Figure scripts

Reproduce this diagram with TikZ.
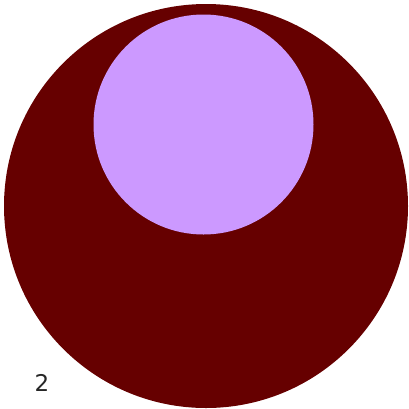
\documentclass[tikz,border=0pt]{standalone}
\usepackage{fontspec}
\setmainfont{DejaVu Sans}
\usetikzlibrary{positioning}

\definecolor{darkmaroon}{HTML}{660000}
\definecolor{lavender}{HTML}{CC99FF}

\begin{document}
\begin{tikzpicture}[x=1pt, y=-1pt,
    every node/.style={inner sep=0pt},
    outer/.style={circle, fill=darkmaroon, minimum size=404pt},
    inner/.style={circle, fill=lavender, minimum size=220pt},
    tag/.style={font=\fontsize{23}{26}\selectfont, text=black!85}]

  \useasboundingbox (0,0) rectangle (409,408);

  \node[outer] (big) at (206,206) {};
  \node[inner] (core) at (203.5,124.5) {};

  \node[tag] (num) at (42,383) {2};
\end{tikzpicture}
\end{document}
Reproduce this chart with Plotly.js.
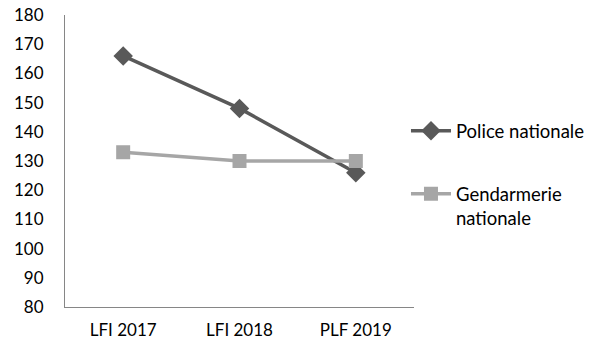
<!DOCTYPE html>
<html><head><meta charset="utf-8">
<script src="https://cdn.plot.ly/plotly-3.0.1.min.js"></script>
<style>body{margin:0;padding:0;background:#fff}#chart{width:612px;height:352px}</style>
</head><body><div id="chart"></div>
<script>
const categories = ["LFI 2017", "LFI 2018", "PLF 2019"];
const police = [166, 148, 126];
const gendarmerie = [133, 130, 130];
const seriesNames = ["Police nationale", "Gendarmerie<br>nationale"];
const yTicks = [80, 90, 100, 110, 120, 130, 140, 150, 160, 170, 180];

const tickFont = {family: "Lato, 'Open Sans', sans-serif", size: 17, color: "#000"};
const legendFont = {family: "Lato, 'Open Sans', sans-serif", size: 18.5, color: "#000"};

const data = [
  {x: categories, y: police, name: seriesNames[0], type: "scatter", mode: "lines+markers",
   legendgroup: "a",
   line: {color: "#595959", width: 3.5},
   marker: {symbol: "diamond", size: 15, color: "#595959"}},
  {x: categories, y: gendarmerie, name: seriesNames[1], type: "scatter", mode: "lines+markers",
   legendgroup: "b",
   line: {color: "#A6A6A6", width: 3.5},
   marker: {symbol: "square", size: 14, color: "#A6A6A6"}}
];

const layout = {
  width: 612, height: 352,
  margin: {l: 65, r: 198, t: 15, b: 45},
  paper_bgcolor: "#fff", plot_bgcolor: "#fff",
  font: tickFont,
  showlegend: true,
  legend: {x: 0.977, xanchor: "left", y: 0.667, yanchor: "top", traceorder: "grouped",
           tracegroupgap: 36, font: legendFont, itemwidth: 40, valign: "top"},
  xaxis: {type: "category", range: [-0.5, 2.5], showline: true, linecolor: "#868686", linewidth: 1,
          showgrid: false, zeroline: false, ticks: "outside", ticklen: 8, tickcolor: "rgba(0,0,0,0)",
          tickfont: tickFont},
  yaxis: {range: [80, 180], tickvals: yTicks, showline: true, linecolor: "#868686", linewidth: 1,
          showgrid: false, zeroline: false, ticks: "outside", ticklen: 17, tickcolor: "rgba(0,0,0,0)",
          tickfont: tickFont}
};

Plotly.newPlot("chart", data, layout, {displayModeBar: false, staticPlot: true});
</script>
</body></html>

GIVEN PROBLEM:
Please give again the entries word for word, starting at the first line and ending with the line that contains "160, 170, 180];"; include both of those lines but none of the pictures.

ANSWER TO THIS TASK:
Reproduce this diagram with TikZ.
\documentclass[tikz,border=0pt]{standalone}
\usepackage{fontspec}
\setmainfont{DejaVu Sans}
\usetikzlibrary{positioning}

\definecolor{darkmaroon}{HTML}{660000}
\definecolor{lavender}{HTML}{CC99FF}

\begin{document}
\begin{tikzpicture}[x=1pt, y=-1pt,
    every node/.style={inner sep=0pt},
    outer/.style={circle, fill=darkmaroon, minimum size=404pt},
    inner/.style={circle, fill=lavender, minimum size=220pt},
    tag/.style={font=\fontsize{23}{26}\selectfont, text=black!85}]

  \useasboundingbox (0,0) rectangle (409,408);

  \node[outer] (big) at (206,206) {};
  \node[inner] (core) at (203.5,124.5) {};

  \node[tag] (num) at (42,383) {2};
\end{tikzpicture}
\end{document}
Reproduce this chart with Plotly.js.
<!DOCTYPE html>
<html><head><meta charset="utf-8">
<script src="https://cdn.plot.ly/plotly-3.0.1.min.js"></script>
<style>body{margin:0;padding:0;background:#fff}#chart{width:612px;height:352px}</style>
</head><body><div id="chart"></div>
<script>
const categories = ["LFI 2017", "LFI 2018", "PLF 2019"];
const police = [166, 148, 126];
const gendarmerie = [133, 130, 130];
const seriesNames = ["Police nationale", "Gendarmerie<br>nationale"];
const yTicks = [80, 90, 100, 110, 120, 130, 140, 150, 160, 170, 180];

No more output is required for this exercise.